Reporter: Dendi Siswanto | Editor: Herlina Kartika Dewi
KONTAN.CO.ID - SIDOARJO. Pemerintah berencana mulai menerapka pungutan cukai minuman berpemanis dalam kemasan (MBDK) pada tahun depan.
Meski tarif cukai dan skema pemungutannya masih abu-abu, namun objek cukai minuman berpemanis berpotensi akan lebih besar.
Direktur Komunikasi dan Bimbingan Pengguna Jasa Bea Cukai Direktorat Jenderal Bea dan Cukai (DJBC) Kementerian Keuangan (Kemenkeu) Nirwala Dwi Heryanto mengatakan, pungutan cukai tersebut akan dikenakan terhadap produk MBDK yang memiliki kandungan gula, pemanis alami maupun buatan.
Baca Juga: Penerimaan Bea Keluar Seret, Setoran Cukai Bisa Jadi Andalan
"Karena ada pemanis buatan yang tingkat pemanisnya jauh lebih tinggi.

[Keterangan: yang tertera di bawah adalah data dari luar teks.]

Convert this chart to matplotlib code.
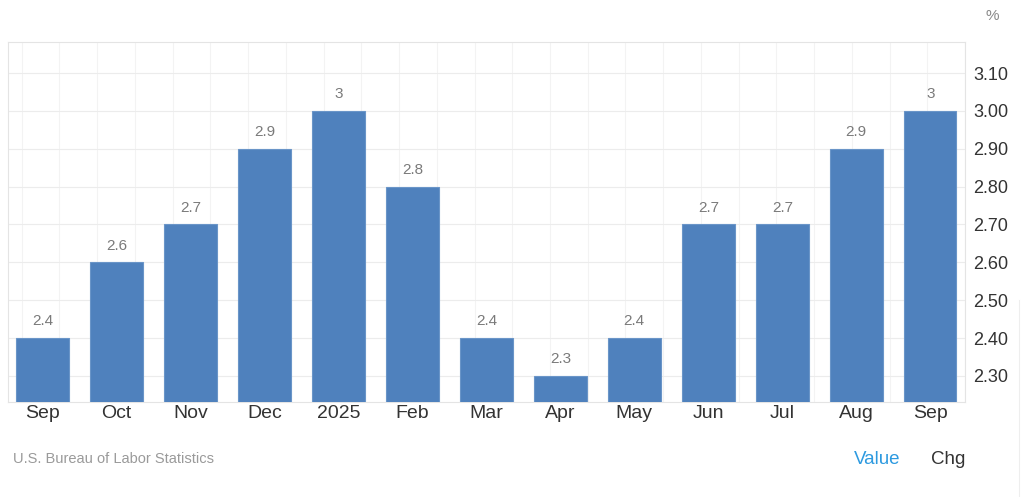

Iya, lebih besar (objek cukainya)," ujar Nirwala kepada awak media di Sidoarjo, Rabu (13/9).
Asal tahu saja, rencananya minuman dengan kadar gula yang lebih tinggi akan dikenakan tarif cukai yang lebih tinggi pula. Pasalnya, semakin tinggi kadar gula dari produk minuman tersebut, maka semakin berbahaya pula bagi kesehatan.
Sayangnya, Nirwala tidak merinci barang apa saja yang masuk dalam pungutan cukai minuman berpemanis tersebut. Namun yang jelas, pemerintah akan selalu berdiskusi dengan Dewan Perwakila Rakyat (DPR) RI terkait implementasi cukai minuman berpemanis.
Terlebih lagi, pemerintah harus menyiapkan Peraturan Pemerintah (PP) untuk mendukung implementasi pungutan cukai minuman berpemanis tersebut. Untuk itu, implementasinya masih akan membutuhkan waktu dan persiapan yang panjang.
"Misalnya nanti APBN diterapkan pun kan masih Undang-Undang (UU) ya. Kan berarti masih dibuat PP-nya. Di PP itu supaya kepentingan masing kementerian itu terpenuhi, itu kan di situ," terang Nirwala.
Sebagai informasi, alasan kesehatan menjadi latar belakang utama perlu adanya ekstensifikasi cukai MBDK.
Baca Juga: Ini Pertimbangan Pemerintah Pungut Cukai Minuman Berpemanis Tahun Depan
Merujuk Buku II Nota Keuangan RAPBN 2024, prevelensi diabetes melitus di Indonesia meningkat sebesar 30% hanya dalam waktu lima tahun sejak 2013 sampai 2018 berdasarkan dara Riset Kesehatan Dasar Terakhir.
Nah, dalam rangka mengendalikan konsumsi atas barang-barang yang dianggap menimbulkan dampak negatif di bidang kesehatan, maka pemerintah mengusulkan kebijakan ekstensifikasi cukai berupa MBDK pada tahun depan.
"Dengan momentum pemulihan ekonomi Indonesia yang ditandai dengan pertumbuhan ekonomi tahun 2022 sebesar 5,31% memberikan ruang fiskal bagi pemerintah untuk memberlakukan kebijakan cukai terhadap MBDK di tahun 2024," tulis pemerintah dalam Buku II Nota Keuangan tersebut.